Google Translate Dataset Columns:
Index(['text', 'id'], dtype='object')
Hugging Face Model Dataset Columns:
Index(['text', 'speaker', 'date', 'id', 'num_tokens', 'Detected_Language',
       'Translated_Speech', 'Token_Count'],
      dtype='object')


In [58]:
# Merge the dataframes on 'id' to keep only the rows present in both datasets
df_merged = pd.merge(df_google, df_huggingface, on='id', suffixes=('_google', '_huggingface'))



In [52]:
# Select a few speeches for simplicity
df_sample = df_merged.head(6)

# Create a new DataFrame for comparison
comparison_df = pd.DataFrame({
    'ID': df_sample['id'],
    'Original': df_sample['text_google'],  # Assuming 'text_google' has the original text
    'Google_Translate': df_sample['text_google'],
    'Hugging_Face': df_sample['Translated_Speech']
})

# Save this DataFrame to a new Excel file for manual ground truth addition
output_file_path = r'C:\Users\nderi\OneDrive\Desktop\anakondabina\sample_speeches_for_manual_translation.xlsx'
comparison_df.to_excel(output_file_path, index=False)

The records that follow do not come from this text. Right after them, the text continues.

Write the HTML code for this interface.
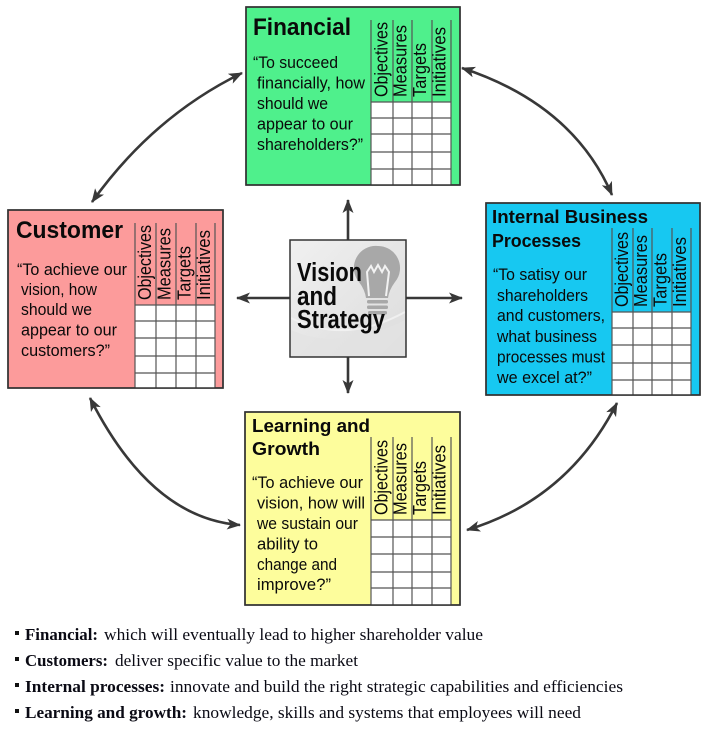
<!DOCTYPE html>
<html><head><meta charset="utf-8"><style>
html,body{margin:0;padding:0;background:#fff;}
svg{display:block;}
.t{font-family:"Liberation Sans",Arial,sans-serif;fill:#0a0a0a;}
.b{font-weight:bold;}
.q{font-size:17px;}
.h{font-size:18px;}
.s{font-family:"Liberation Serif","Times New Roman",serif;font-size:16.5px;fill:#0a0a14;}
</style></head><body>
<svg width="720" height="729" viewBox="0 0 720 729" xmlns="http://www.w3.org/2000/svg">
<defs>
<marker id="ah" markerUnits="userSpaceOnUse" markerWidth="15" markerHeight="12" refX="13" refY="5.5" orient="auto-start-reverse">
<path d="M0,0 L14,5.5 L0,11 L3.5,5.5 z" fill="#383838"/>
</marker>
<linearGradient id="cg" x1="0" y1="0" x2="1" y2="1">
<stop offset="0" stop-color="#f0f0f0"/><stop offset="1" stop-color="#dcdcdc"/>
</linearGradient>
</defs>

<!-- curved arrows -->
<g fill="none" stroke="#383838" stroke-width="2.6">
<path d="M242,73 Q153,116.5 92,202" marker-start="url(#ah)" marker-end="url(#ah)"/>
<path d="M462,68 Q573,104.5 612,195" marker-start="url(#ah)" marker-end="url(#ah)"/>
<path d="M90,398 Q151,518.5 240,525" marker-start="url(#ah)" marker-end="url(#ah)"/>
<path d="M617,403 Q568,499.5 467,530" marker-start="url(#ah)" marker-end="url(#ah)"/>
<!-- center straight arrows -->
<path d="M348,240 L348,200" marker-end="url(#ah)"/>
<path d="M348,357 L348,393" marker-end="url(#ah)"/>
<path d="M290,298 L237,298" marker-end="url(#ah)"/>
<path d="M406,298 L462,298" marker-end="url(#ah)"/>
</g>

<!-- Financial -->
<rect x="246" y="7" width="214" height="178" fill="#4ff08c" stroke="#333" stroke-width="1.5"/>
<rect x="371" y="102" width="80" height="83" fill="#fff"/>
<g stroke="#555" stroke-width="1.2">
<path d="M371,20V185M393,20V185M412,20V185M432,20V185M451,20V185"/>
<path d="M371,102H451M371,118H451M371,134H451M371,152H451M371,169H451"/>
</g>
<rect x="246" y="7" width="214" height="178" fill="none" stroke="#333" stroke-width="1.5"/>
<text class="t b" x="253" y="35" font-size="24.5" textLength="98" lengthAdjust="spacingAndGlyphs">Financial</text>
<g class="t q">
<text x="253" y="68" textLength="85" lengthAdjust="spacingAndGlyphs">“To succeed</text>
<text x="257" y="88.5" textLength="108" lengthAdjust="spacingAndGlyphs">financially, how</text>
<text x="257" y="109" textLength="71" lengthAdjust="spacingAndGlyphs">should we</text>
<text x="257" y="129.5" textLength="96" lengthAdjust="spacingAndGlyphs">appear to our</text>
<text x="257" y="150" textLength="106" lengthAdjust="spacingAndGlyphs">shareholders?”</text>
</g>
<g class="t h">
<text transform="translate(387.5,97) rotate(-90)" textLength="75" lengthAdjust="spacingAndGlyphs">Objectives</text>
<text transform="translate(406.5,97) rotate(-90)" textLength="72" lengthAdjust="spacingAndGlyphs">Measures</text>
<text transform="translate(426,97) rotate(-90)" textLength="54" lengthAdjust="spacingAndGlyphs">Targets</text>
<text transform="translate(445.5,97) rotate(-90)" textLength="70" lengthAdjust="spacingAndGlyphs">Initiatives</text>
</g>

<!-- Customer -->
<rect x="8" y="210" width="215" height="178" fill="#fc9b9b" stroke="#333" stroke-width="1.5"/>
<rect x="135" y="305" width="80" height="83" fill="#fff"/>
<g stroke="#555" stroke-width="1.2">
<path d="M135,223V388M156,223V388M176,223V388M196,223V388M215,223V388"/>
<path d="M135,305H215M135,321H215M135,338H215M135,356H215M135,373H215"/>
</g>
<rect x="8" y="210" width="215" height="178" fill="none" stroke="#333" stroke-width="1.5"/>
<text class="t b" x="16" y="238" font-size="24" textLength="107" lengthAdjust="spacingAndGlyphs">Customer</text>
<g class="t q">
<text x="17" y="275" textLength="110" lengthAdjust="spacingAndGlyphs">“To achieve our</text>
<text x="21" y="295" textLength="76" lengthAdjust="spacingAndGlyphs">vision, how</text>
<text x="21" y="315" textLength="71" lengthAdjust="spacingAndGlyphs">should we</text>
<text x="21" y="335.5" textLength="96" lengthAdjust="spacingAndGlyphs">appear to our</text>
<text x="21" y="356" textLength="89" lengthAdjust="spacingAndGlyphs">customers?”</text>
</g>
<g class="t h">
<text transform="translate(151,300) rotate(-90)" textLength="75" lengthAdjust="spacingAndGlyphs">Objectives</text>
<text transform="translate(170.5,300) rotate(-90)" textLength="72" lengthAdjust="spacingAndGlyphs">Measures</text>
<text transform="translate(190.5,300) rotate(-90)" textLength="54" lengthAdjust="spacingAndGlyphs">Targets</text>
<text transform="translate(210,300) rotate(-90)" textLength="70" lengthAdjust="spacingAndGlyphs">Initiatives</text>
</g>

<!-- Internal Business Processes -->
<rect x="486" y="203" width="214" height="192" fill="#17c8f1" stroke="#333" stroke-width="1.5"/>
<rect x="612" y="312" width="79" height="83" fill="#fff"/>
<g stroke="#555" stroke-width="1.2">
<path d="M612,228V395M633,228V395M652,228V395M672,228V395M691,228V395"/>
<path d="M612,312H691M612,328H691M612,345H691M612,363H691M612,380H691"/>
</g>
<rect x="486" y="203" width="214" height="192" fill="none" stroke="#333" stroke-width="1.5"/>
<text class="t b" x="492" y="223" font-size="18.5" textLength="156" lengthAdjust="spacingAndGlyphs">Internal Business</text>
<text class="t b" x="492" y="247" font-size="18.5" textLength="89" lengthAdjust="spacingAndGlyphs">Processes</text>
<g class="t q">
<text x="493" y="280" textLength="94" lengthAdjust="spacingAndGlyphs">“To satisy our</text>
<text x="497" y="301" textLength="91" lengthAdjust="spacingAndGlyphs">shareholders</text>
<text x="497" y="321" textLength="108" lengthAdjust="spacingAndGlyphs">and customers,</text>
<text x="497" y="342" textLength="100" lengthAdjust="spacingAndGlyphs">what business</text>
<text x="497" y="362.5" textLength="108" lengthAdjust="spacingAndGlyphs">processes must</text>
<text x="497" y="383" textLength="95" lengthAdjust="spacingAndGlyphs">we excel at?”</text>
</g>
<g class="t h">
<text transform="translate(628,307) rotate(-90)" textLength="75" lengthAdjust="spacingAndGlyphs">Objectives</text>
<text transform="translate(647,307) rotate(-90)" textLength="72" lengthAdjust="spacingAndGlyphs">Measures</text>
<text transform="translate(666.5,307) rotate(-90)" textLength="54" lengthAdjust="spacingAndGlyphs">Targets</text>
<text transform="translate(686,307) rotate(-90)" textLength="70" lengthAdjust="spacingAndGlyphs">Initiatives</text>
</g>

<!-- Learning and Growth -->
<rect x="245" y="412" width="215" height="193" fill="#fdfd9c" stroke="#333" stroke-width="1.5"/>
<rect x="371" y="520" width="80" height="85" fill="#fff"/>
<g stroke="#555" stroke-width="1.2">
<path d="M371,437V605M393,437V605M412,437V605M432,437V605M451,437V605"/>
<path d="M371,520H451M371,537H451M371,554H451M371,572H451M371,588H451"/>
</g>
<rect x="245" y="412" width="215" height="193" fill="none" stroke="#333" stroke-width="1.5"/>
<text class="t b" x="252" y="432" font-size="18.5" textLength="118" lengthAdjust="spacingAndGlyphs">Learning and</text>
<text class="t b" x="252" y="455" font-size="18.5" textLength="68" lengthAdjust="spacingAndGlyphs">Growth</text>
<g class="t q">
<text x="252" y="488" textLength="111" lengthAdjust="spacingAndGlyphs">“To achieve our</text>
<text x="257" y="508.5" textLength="108" lengthAdjust="spacingAndGlyphs">vision, how will</text>
<text x="257" y="529" textLength="101" lengthAdjust="spacingAndGlyphs">we sustain our</text>
<text x="257" y="549.5" textLength="61" lengthAdjust="spacingAndGlyphs">ability to</text>
<text x="257" y="570" textLength="80" lengthAdjust="spacingAndGlyphs">change and</text>
<text x="257" y="590" textLength="74" lengthAdjust="spacingAndGlyphs">improve?”</text>
</g>
<g class="t h">
<text transform="translate(387.5,515) rotate(-90)" textLength="75" lengthAdjust="spacingAndGlyphs">Objectives</text>
<text transform="translate(406.5,515) rotate(-90)" textLength="72" lengthAdjust="spacingAndGlyphs">Measures</text>
<text transform="translate(426,515) rotate(-90)" textLength="54" lengthAdjust="spacingAndGlyphs">Targets</text>
<text transform="translate(445.5,515) rotate(-90)" textLength="70" lengthAdjust="spacingAndGlyphs">Initiatives</text>
</g>

<!-- Vision and Strategy -->
<rect x="290" y="240" width="116" height="117" fill="url(#cg)"/>
<path d="M291,330 Q340,352 405,320 L405,356 L291,356 z" fill="#e2e2e2" opacity="0.7"/>
<path d="M291,318 Q345,345 405,312" fill="none" stroke="#f4f4f4" stroke-width="2" opacity="0.8"/>
<g fill="#a8a8a8">
<path d="M378,246 A22,22 0 0 1 395,282 Q389,290 388,298 L366,298 Q365,290 359,282 A22,22 0 0 1 378,246 z"/>
<rect x="367" y="300" width="21" height="3.5" rx="1.5"/>
<rect x="367" y="305.5" width="21" height="3.5" rx="1.5"/>
<rect x="368" y="311" width="19" height="3.5" rx="1.5"/>
</g>
<path d="M369,296 L367,272 L371,266 L374,272 L378,265 L382,272 L385,266 L389,272 L386,296" fill="none" stroke="#f2f2f2" stroke-width="2"/>
<rect x="290" y="240" width="116" height="117" fill="none" stroke="#333" stroke-width="1.5"/>
<g class="t b" font-size="25.5" fill="#1a1a1a">
<text x="297" y="281" textLength="65" lengthAdjust="spacingAndGlyphs">Vision</text>
<text x="297" y="305" textLength="40" lengthAdjust="spacingAndGlyphs">and</text>
<text x="297" y="328" textLength="88" lengthAdjust="spacingAndGlyphs">Strategy</text>
</g>

<!-- bottom bullet list -->
<g fill="#111">
<rect x="15" y="631" width="4" height="4"/>
<rect x="15" y="657" width="4" height="4"/>
<rect x="15" y="683" width="4" height="4"/>
<rect x="15" y="709" width="4" height="4"/>
</g>
<g class="s">
<text x="25" y="640" font-weight="bold" textLength="73" lengthAdjust="spacingAndGlyphs">Financial:</text>
<text x="104" y="640" textLength="379" lengthAdjust="spacingAndGlyphs">which will eventually lead to higher shareholder value</text>
<text x="25" y="666" font-weight="bold" textLength="83" lengthAdjust="spacingAndGlyphs">Customers:</text>
<text x="115" y="666" textLength="243" lengthAdjust="spacingAndGlyphs">deliver specific value to the market</text>
<text x="25" y="692" font-weight="bold" textLength="140" lengthAdjust="spacingAndGlyphs">Internal processes:</text>
<text x="170" y="692" textLength="453" lengthAdjust="spacingAndGlyphs">innovate and build the right strategic capabilities and efficiencies</text>
<text x="25" y="718" font-weight="bold" textLength="162" lengthAdjust="spacingAndGlyphs">Learning and growth:</text>
<text x="193" y="718" textLength="388" lengthAdjust="spacingAndGlyphs">knowledge, skills and systems that employees will need</text>
</g>
</svg>
</body></html>
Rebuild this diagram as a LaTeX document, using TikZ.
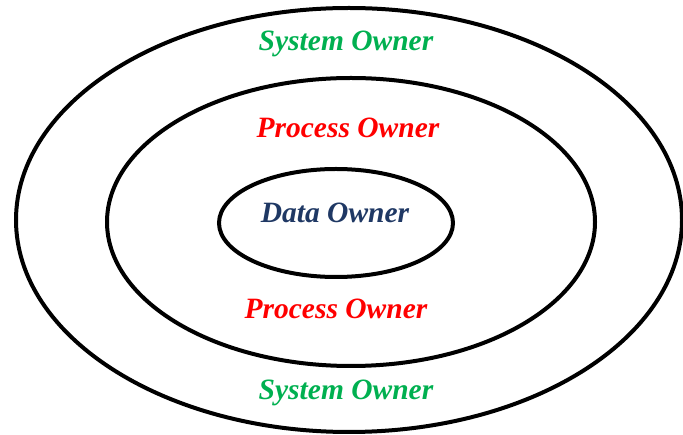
\documentclass[tikz,border=0pt]{standalone}
\usepackage{fontspec}
\setmainfont{Liberation Serif}
\definecolor{sysgreen}{HTML}{00B050}
\definecolor{procred}{HTML}{FF0000}
\definecolor{datanavy}{HTML}{1F3864}
\begin{document}
\begin{tikzpicture}[x=1pt,y=-1pt,
  ring/.style={draw=black,line width=4pt},
  lbl/.style={font=\fontsize{29.5}{34}\selectfont\bfseries\itshape,inner sep=0pt}]
\useasboundingbox (0,0) rectangle (683,435);
\draw[ring] (349,220) ellipse [x radius=333, y radius=212];
\draw[ring] (351,222) ellipse [x radius=244, y radius=144];
\draw[ring] (336,223) ellipse [x radius=117, y radius=54];
\node[lbl,text=sysgreen] (s1) at (346,44) {System Owner};
\node[lbl,text=procred] (p1) at (348,128) {Process Owner};
\node[lbl,text=datanavy] (d) at (335,213) {Data Owner};
\node[lbl,text=procred] (p2) at (336,309) {Process Owner};
\node[lbl,text=sysgreen] (s2) at (346,393) {System Owner};
\end{tikzpicture}
\end{document}
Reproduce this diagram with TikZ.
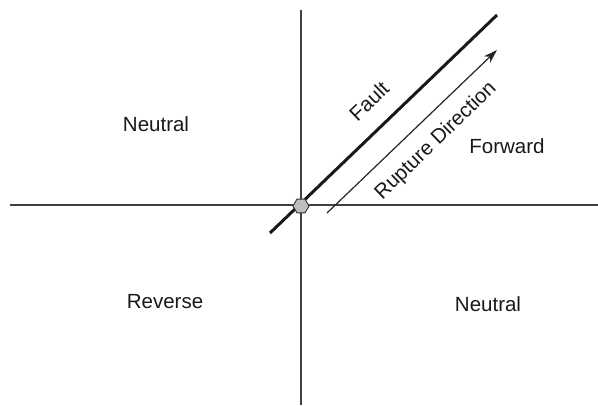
\documentclass[tikz,border=0pt]{standalone}
\usepackage{fontspec}
\setmainfont{Liberation Sans}
\usetikzlibrary{shapes.geometric,arrows.meta}
\begin{document}
\begin{tikzpicture}[x=1pt,y=-1pt,
  axis/.style={draw=black!75,line width=1.2pt},
  faultline/.style={draw=black!90,line width=3pt},
  rupture/.style={draw=black!85,line width=1.2pt,-{Stealth[length=14pt,width=9pt]}},
  lbl/.style={font=\fontsize{20.5}{24}\selectfont,text=black!90,inner sep=0pt},
  hypo/.style={regular polygon,regular polygon sides=6,minimum size=16pt,inner sep=0pt,draw=black!80,fill=black!25,line width=0.9pt}]
\useasboundingbox (0,0) rectangle (598,405);
\fill[white] (0,0) rectangle (598,405);
\coordinate (vtop) at (301,10);
\coordinate (vbot) at (301,405);
\coordinate (hl) at (10,205);
\coordinate (hr) at (598,205);
\coordinate (fs) at (270,233);
\coordinate (fe) at (497,15);
\coordinate (rs) at (327,213);
\coordinate (re) at (497,50);
\draw[axis] (vtop) -- (vbot);
\draw[axis] (hl) -- (hr);
\draw[faultline] (fs) -- (fe);
\draw[rupture] (rs) -- (re);
\node[hypo] (h) at (301,206) {};
\node[lbl] (n1) at (156,124) {Neutral};
\node[lbl] (rv) at (165,302) {Reverse};
\node[lbl] (fw) at (507,146) {Forward};
\node[lbl] (n2) at (488,304) {Neutral};
\node[lbl,rotate=44] (fl) at (369,101) {Fault};
\node[lbl,rotate=44] (rd) at (436,141) {Rupture Direction};
\end{tikzpicture}
\end{document}
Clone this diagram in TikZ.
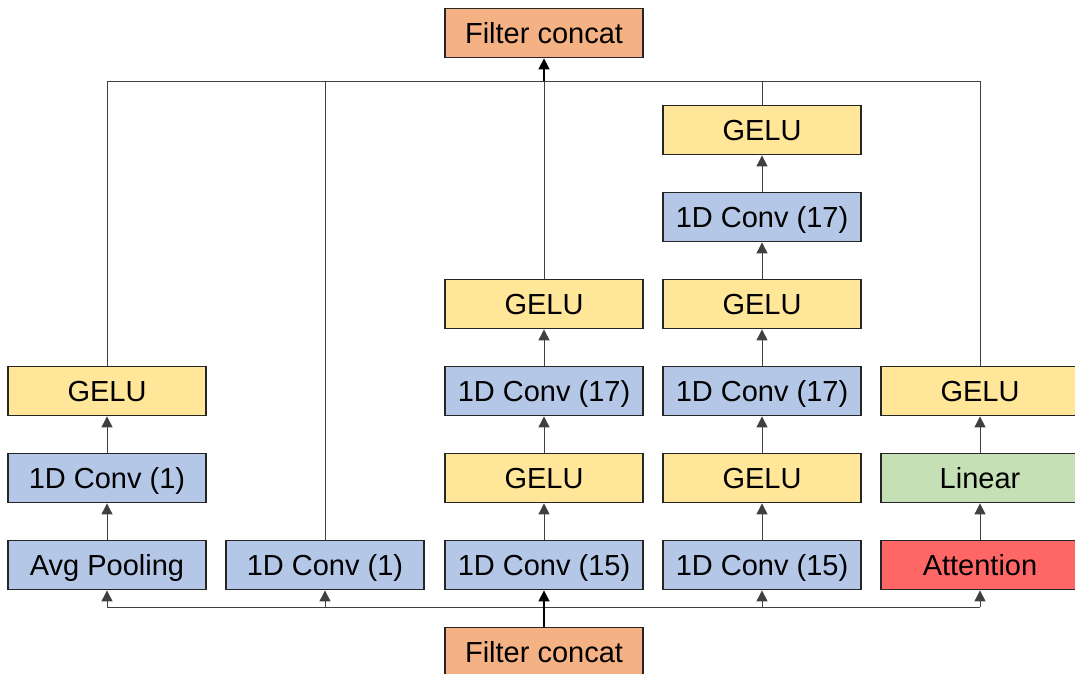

print(f"Sample speeches dataset saved to {output_file_path}")


Sample speeches dataset saved to C:\Users\nderi\OneDrive\Desktop\anakondabina\sample_speeches_for_manual_translation.xlsx


In [57]:
# Load the updated dataset with manual translations
df_ground_truth = pd.read_excel(('sample_speeches_for_manual_translation.xlsx'))

# Ensure the columns are named correctly
df_ground_truth.columns = df_ground_truth.columns.str.strip()

# Calculate BLEU scores to compare translations with ground truth
from nltk.translate.bleu_score import sentence_bleu

def calculate_bleu(reference, candidate):
    reference_tokens = reference.split()
    candidate_tokens = candidate.split()
    return sentence_bleu([reference_tokens], candidate_tokens)

# Calculate BLEU scores for each row
df_ground_truth['BLEU_Google'] = df_ground_truth.apply(lambda row: calculate_bleu(row['Original'], row['Google_Translate']), axis=1)
df_ground_truth['BLEU_Hugging_Face'] = df_ground_truth.apply(lambda row: calculate_bleu(row['Original'], row['Hugging_Face']), axis=1)

# Calculate average BLEU scores
average_bleu_google = df_ground_truth['BLEU_Google'].mean()
average_bleu_hugging_face = df_ground_truth['BLEU_Hugging_Face'].mean()

print(f"Average BLEU score for Google Translate: {average_bleu_google:.2f}")
print(f"Average BLEU score for Hugging Face model: {average_bleu_hugging_face:.2f}")


Average BLEU score for Google Translate: 0.45
Average BLEU score for Hugging Face model: 0.30


### Evaluation of Translations

The evaluation of translation quality plays a crucial role in our project. We employed the **BLEU score metric** to assess the performance of our translation models. The results of our analysis are as follows:

- **Google Translate**: Average BLEU score of **0.45**
- **Helsinki-NLP opus-mt (Hugging Face model)**: Average BLEU score of **0.30**

Based on these scores, **Google Translate demonstrated superior performance** over the Helsinki-NLP opus-mt model. Additionally, a **manual review of the translations** confirmed that Google Translate consistently provided higher quality and more accurate translations. Given these findings, we decided to **proceed with Google Translate** for the subsequent steps of our project.